が、なにぶん正史に記載されたという影響力は恐ろしいものがあり、陳寿を論じるときには、必ずこのゴシップがつきまとい、『三國志』は唐の時代の歴史哲学書『史通』でも「陳寿は賄賂をとった歴史家の風上にも置けない人間」というような扱いを受けている。
これに加えて、さきほど述べた正統を魏としたことも、南宋の時代に蜀が正統王朝とされるにいたってからは、陳寿批判のポイントになった。これは南宋朝の政治事情と関係がある。

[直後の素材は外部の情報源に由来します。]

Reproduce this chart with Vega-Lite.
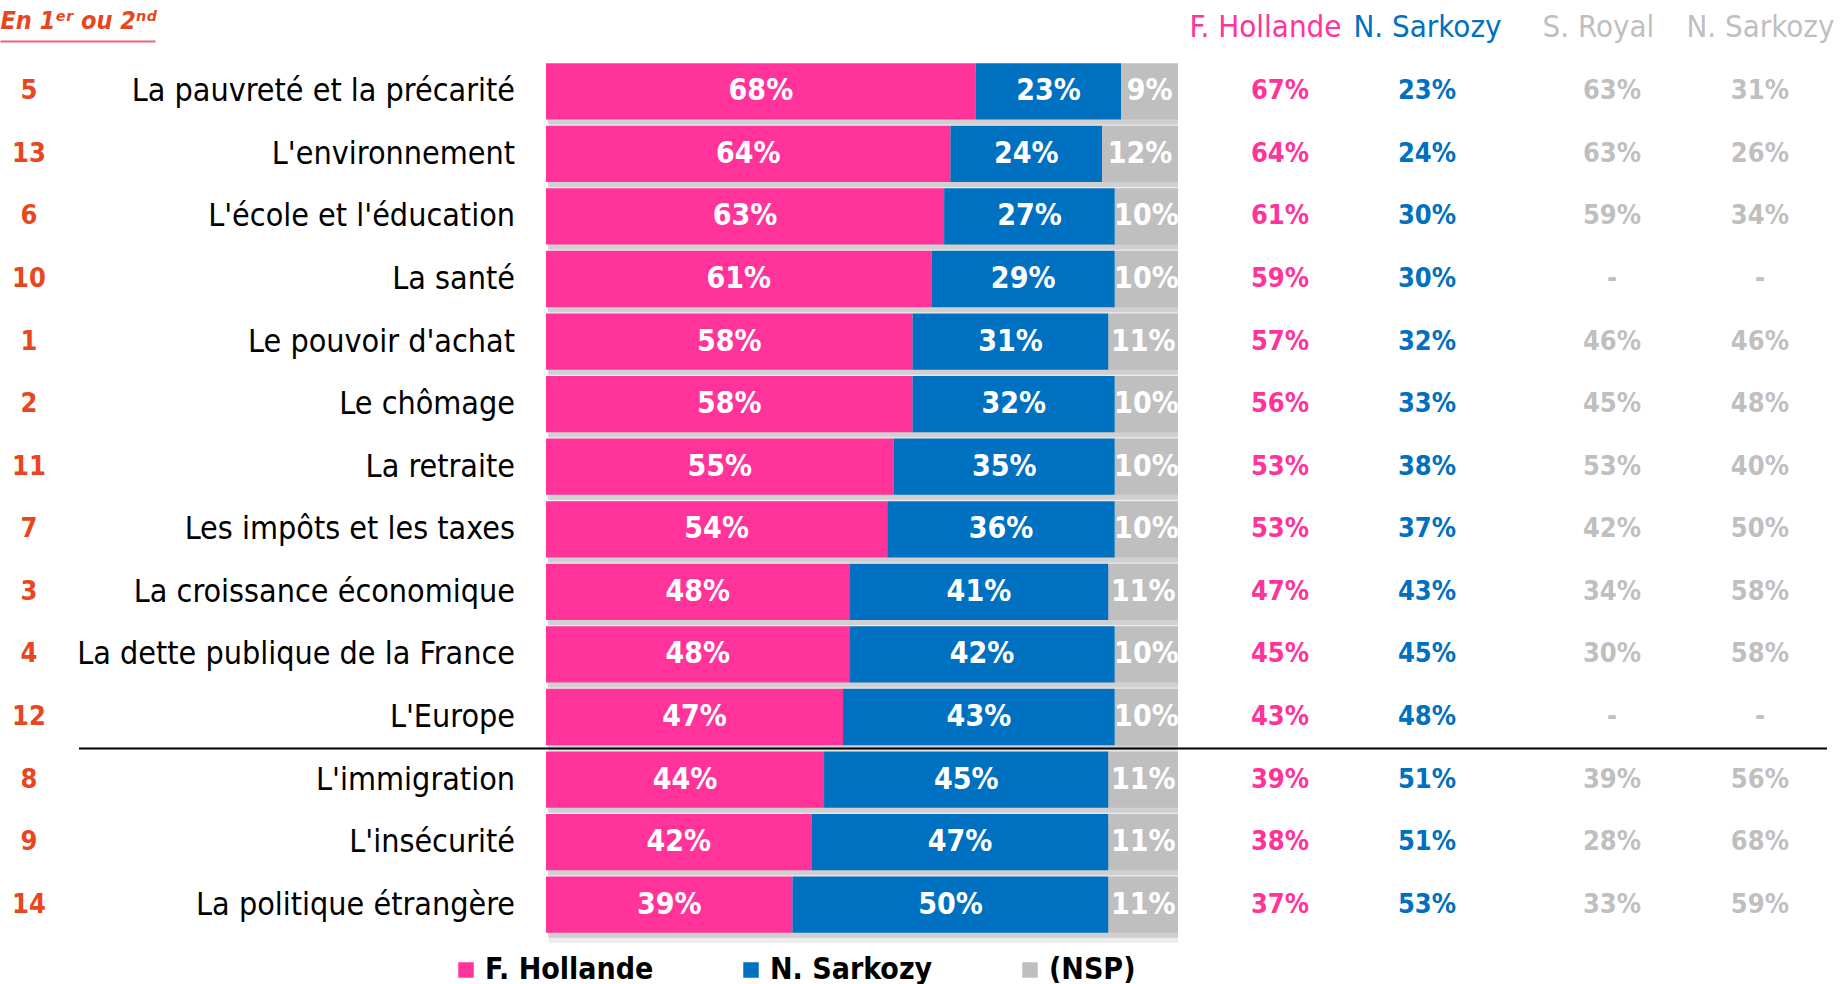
{
  "$schema": "https://vega.github.io/schema/vega-lite/v6.json",
  "background": "white",
  "padding": {"left": 0, "top": 8, "right": 0, "bottom": 0},
  "bounds": "flush",
  "datasets": {
    "themes": [
      {"n": "5", "theme": "La pauvreté et la précarité", "h": 0.68, "s": 0.23, "nsp": 0.09, "h12": "67%", "s12": "23%", "r07": "63%", "s07": "31%"},
      {"n": "13", "theme": "L'environnement", "h": 0.64, "s": 0.24, "nsp": 0.12, "h12": "64%", "s12": "24%", "r07": "63%", "s07": "26%"},
      {"n": "6", "theme": "L'école et l'éducation", "h": 0.63, "s": 0.27, "nsp": 0.10, "h12": "61%", "s12": "30%", "r07": "59%", "s07": "34%"},
      {"n": "10", "theme": "La santé", "h": 0.61, "s": 0.29, "nsp": 0.10, "h12": "59%", "s12": "30%", "r07": "-", "s07": "-"},
      {"n": "1", "theme": "Le pouvoir d'achat", "h": 0.58, "s": 0.31, "nsp": 0.11, "h12": "57%", "s12": "32%", "r07": "46%", "s07": "46%"},
      {"n": "2", "theme": "Le chômage", "h": 0.58, "s": 0.32, "nsp": 0.10, "h12": "56%", "s12": "33%", "r07": "45%", "s07": "48%"},
      {"n": "11", "theme": "La retraite", "h": 0.55, "s": 0.35, "nsp": 0.10, "h12": "53%", "s12": "38%", "r07": "53%", "s07": "40%"},
      {"n": "7", "theme": "Les impôts et les taxes", "h": 0.54, "s": 0.36, "nsp": 0.10, "h12": "53%", "s12": "37%", "r07": "42%", "s07": "50%"},
      {"n": "3", "theme": "La croissance économique", "h": 0.48, "s": 0.41, "nsp": 0.11, "h12": "47%", "s12": "43%", "r07": "34%", "s07": "58%"},
      {"n": "4", "theme": "La dette publique de la France", "h": 0.48, "s": 0.42, "nsp": 0.10, "h12": "45%", "s12": "45%", "r07": "30%", "s07": "58%"},
      {"n": "12", "theme": "L'Europe", "h": 0.47, "s": 0.43, "nsp": 0.10, "h12": "43%", "s12": "48%", "r07": "-", "s07": "-"},
      {"n": "8", "theme": "L'immigration", "h": 0.44, "s": 0.45, "nsp": 0.11, "h12": "39%", "s12": "51%", "r07": "39%", "s07": "56%"},
      {"n": "9", "theme": "L'insécurité", "h": 0.42, "s": 0.47, "nsp": 0.11, "h12": "38%", "s12": "51%", "r07": "28%", "s07": "68%"},
      {"n": "14", "theme": "La politique étrangère", "h": 0.39, "s": 0.50, "nsp": 0.11, "h12": "37%", "s12": "53%", "r07": "33%", "s07": "59%"}
    ]
  },
  "data": {"name": "themes"},
  "spacing": 21,
  "resolve": {"scale": {"x": "independent", "color": "independent"}},
  "hconcat": [
    {
      "width": 58,
      "height": 876,
      "mark": {"type": "text", "font": "DejaVu Sans Condensed", "fontWeight": "bold", "fontSize": 27, "color": "#E8461E"},
      "encoding": {
        "y": {"field": "theme", "type": "nominal", "sort": null, "axis": null, "scale": {"paddingInner": 0.33, "paddingOuter": 0.165}},
        "x": {
          "datum": "n", "type": "nominal",
          "scale": {"type": "point", "range": [0, 155], "padding": 0.5, "align": 0.187},
          "axis": {
            "orient": "top", "labels": false, "ticks": false, "grid": false,
            "domain": true, "domainColor": "#F0607A", "domainWidth": 2, "offset": 19,
            "title": "En 1ᵉʳ ou 2ⁿᵈ", "titleAnchor": "start", "titleAlign": "left", "titleX": 0, "titleY": -21,
            "titleBaseline": "middle", "titleFont": "DejaVu Sans Condensed", "titleFontStyle": "italic",
            "titleFontWeight": "bold", "titleFontSize": 25, "titleColor": "#E8461E"
          }
        },
        "text": {"field": "n"}
      }
    },
    {
      "spacing": 0,
      "bounds": "flush",
      "resolve": {"scale": {"x": "independent", "color": "independent"}},
      "hconcat": [
        {
          "width": 467,
          "height": 876,
          "layer": [
            {
              "mark": {"type": "text", "align": "right", "dx": -31, "font": "DejaVu Sans Condensed", "fontSize": 32, "color": "black"},
              "encoding": {
                "y": {"field": "theme", "type": "nominal", "sort": null, "axis": null},
                "x": {"value": "width"},
                "text": {"field": "theme"}
              }
            },
            {
              "data": {"values": [{}]},
              "mark": {"type": "rule", "color": "black", "strokeWidth": 2, "yOffset": -31},
              "encoding": {"y": {"datum": "L'immigration", "type": "nominal"}}
            }
          ]
        },
        {
          "width": 632,
          "height": 876,
          "layer": [
            {
              "mark": {"type": "bar", "color": "#a8a8a8", "opacity": 0.22, "yOffset": 10, "xOffset": 3},
              "encoding": {
                "y": {"field": "theme", "type": "nominal", "sort": null, "axis": null},
                "x": {"datum": 0, "type": "quantitative", "scale": {"domain": [0, 1]}, "axis": null},
                "x2": {"datum": 1}
              }
            },
            {
              "mark": {"type": "bar", "color": "#a8a8a8", "opacity": 0.4, "yOffset": 5, "xOffset": 2},
              "encoding": {
                "y": {"field": "theme", "type": "nominal", "sort": null, "axis": null},
                "x": {"datum": 0, "type": "quantitative", "scale": {"domain": [0, 1]}, "axis": null},
                "x2": {"datum": 1}
              }
            },
            {
              "transform": [
                {"fold": ["h", "s", "nsp"], "as": ["cand", "pct"]},
                {"window": [{"op": "row_number", "as": "k"}], "groupby": ["theme"]}
              ],
              "mark": {"type": "bar"},
              "encoding": {
                "y": {"field": "theme", "type": "nominal", "sort": null, "axis": null},
                "x": {"field": "pct", "type": "quantitative", "stack": "zero", "axis": null, "scale": {"domain": [0, 1]}},
                "color": {
                  "field": "cand", "type": "nominal",
                  "scale": {"domain": ["h", "s", "nsp"], "range": ["#FF3399", "#0070C0", "#BFBFBF"]},
                  "legend": {
                    "orient": "none", "legendX": -95, "legendY": 895, "direction": "horizontal", "title": null,
                    "symbolType": "square", "symbolSize": 240, "symbolStrokeWidth": 0,
                    "labelFont": "DejaVu Sans Condensed", "labelFontWeight": "bold", "labelFontSize": 30, "labelColor": "black",
                    "columnPadding": 82, "labelOffset": 4, "labelLimit": 400,
                    "labelExpr": "datum.label == 'h' ? 'F. Hollande' : datum.label == 's' ? 'N. Sarkozy' : '(NSP)'"
                  }
                },
                "order": {"field": "k", "type": "quantitative"}
              }
            },
            {
              "transform": [
                {"fold": ["h", "s", "nsp"], "as": ["cand", "pct"]},
                {"window": [{"op": "row_number", "as": "k"}], "groupby": ["theme"]}
              ],
              "mark": {"type": "text", "color": "white", "font": "DejaVu Sans Condensed", "fontWeight": "bold", "fontSize": 30},
              "encoding": {
                "y": {"field": "theme", "type": "nominal", "sort": null, "axis": null},
                "x": {"field": "pct", "type": "quantitative", "stack": "zero", "bandPosition": 0.5},
                "detail": {"field": "cand"},
                "order": {"field": "k", "type": "quantitative"},
                "text": {"field": "pct", "format": ".0%"}
              }
            },
            {
              "data": {"values": [{}]},
              "mark": {"type": "rule", "color": "black", "strokeWidth": 2, "yOffset": -31},
              "encoding": {"y": {"datum": "L'immigration", "type": "nominal"}}
            }
          ]
        },
        {
          "width": 351,
          "height": 876,
          "layer": [
            {
              "transform": [{"fold": ["h12", "s12"], "as": ["col", "val"]}],
              "mark": {"type": "text", "font": "DejaVu Sans Condensed", "fontWeight": "bold", "fontSize": 27},
              "encoding": {
                "y": {"field": "theme", "type": "nominal", "sort": null, "axis": null},
                "x": {
                  "field": "col", "type": "nominal", "sort": null,
                  "scale": {"type": "point", "padding": 0.694},
                  "axis": {
                    "orient": "top", "title": null, "domain": false, "ticks": false, "grid": false, "labelAngle": 0,
                    "labelFont": "DejaVu Sans Condensed", "labelFontSize": 31, "labelPadding": 17,
                    "labelOverlap": false, "labelBound": false, "labelLimit": 400,
                    "labelExpr": "datum.value == 'h12' ? 'F. Hollande' : 'N. Sarkozy'",
                    "labelOffset": {"condition": {"test": "datum.value == 'h12'", "value": -15}, "value": 0},
                    "labelColor": {"condition": {"test": "datum.value == 'h12'", "value": "#FF3399"}, "value": "#0070C0"}
                  }
                },
                "color": {"field": "col", "type": "nominal", "scale": {"domain": ["h12", "s12"], "range": ["#FF3399", "#0070C0"]}, "legend": null},
                "text": {"field": "val"}
              }
            },
            {
              "data": {"values": [{}]},
              "mark": {"type": "rule", "color": "black", "strokeWidth": 2, "yOffset": -31},
              "encoding": {"y": {"datum": "L'immigration", "type": "nominal"}}
            }
          ]
        },
        {
          "width": 298,
          "height": 876,
          "layer": [
            {
              "transform": [{"fold": ["r07", "s07"], "as": ["col", "val"]}],
              "mark": {"type": "text", "font": "DejaVu Sans Condensed", "fontWeight": "bold", "fontSize": 27, "color": "#BFBFBF"},
              "encoding": {
                "y": {"field": "theme", "type": "nominal", "sort": null, "axis": null},
                "x": {
                  "field": "col", "type": "nominal", "sort": null,
                  "scale": {"type": "point", "padding": 0.507, "align": 0.553},
                  "axis": {
                    "orient": "top", "title": null, "domain": false, "ticks": false, "grid": false, "labelAngle": 0,
                    "labelFont": "DejaVu Sans Condensed", "labelFontSize": 31, "labelPadding": 17,
                    "labelOverlap": false, "labelBound": false, "labelLimit": 400, "labelColor": "#BFBFBF",
                    "labelOffset": {"condition": {"test": "datum.value == 'r07'", "value": -14}, "value": 0},
                    "labelExpr": "datum.value == 'r07' ? 'S. Royal' : 'N. Sarkozy'"
                  }
                },
                "text": {"field": "val"}
              }
            },
            {
              "data": {"values": [{}]},
              "mark": {"type": "rule", "color": "black", "strokeWidth": 2, "yOffset": -31},
              "encoding": {"y": {"datum": "L'immigration", "type": "nominal"}}
            }
          ]
        }
      ]
    }
  ],
  "config": {
    "view": {"stroke": null},
    "font": "DejaVu Sans Condensed"
  }
}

南宋は元来、黄河流域を発祥の地とした王朝であった。しかし1127年、南宋の前身北宋は北方騎馬民族の王朝・金に首都開封を落とされ、黄河流域の領土を喪失する。この時には皇帝まで北方に拉致される最悪の事態を招いている。その後、王族の一人が長江流域の杭州を「臨安(臨時首都の意)」として宋を再興したものの、金はその後もしばしば攻め込んで来ており、そのたびごとに戦ったり和睦したりという緊張関係が続いていた。このため、南宋では「中原(黄河流域)回復」が国是とされており、「中原回復」を過去に掲げていた蜀に対する同情心が高くなり、蜀を正統王朝にしてしまったのである。
たとえば、朱熹の孫弟子・黄震などは、
「(陳寿は)なんという逆賊だ!蜀漢皇帝を賊とし、逆賊曹操を皇帝とするとは。」(本田済訳、カッコ内中根補)
と、著書で罵倒しているほどだ。
そして、『三国志』を蜀正統に書きかえることがおこなわれるに至り、遂に陳壽は、真理に背いた逆賊とされたのである。
しかし、現実重視の学問を唱え、「実事求是」(現実に従って行動しよう)を掲げていた人々があらわれた清の時代になると、先に述べたような朱彝尊のように『晉書』における陳寿の記述は疑問であり、おそらく誤っているだろう・・と述べ、陳壽を弁護する学者も出たため、『三國志』も学界ではようやく正当な評価がなされるようになった。しかし、それまでには長い時間がかかった。今でも一部の『三国志』本では、陳寿逆賊論がまかり通っている。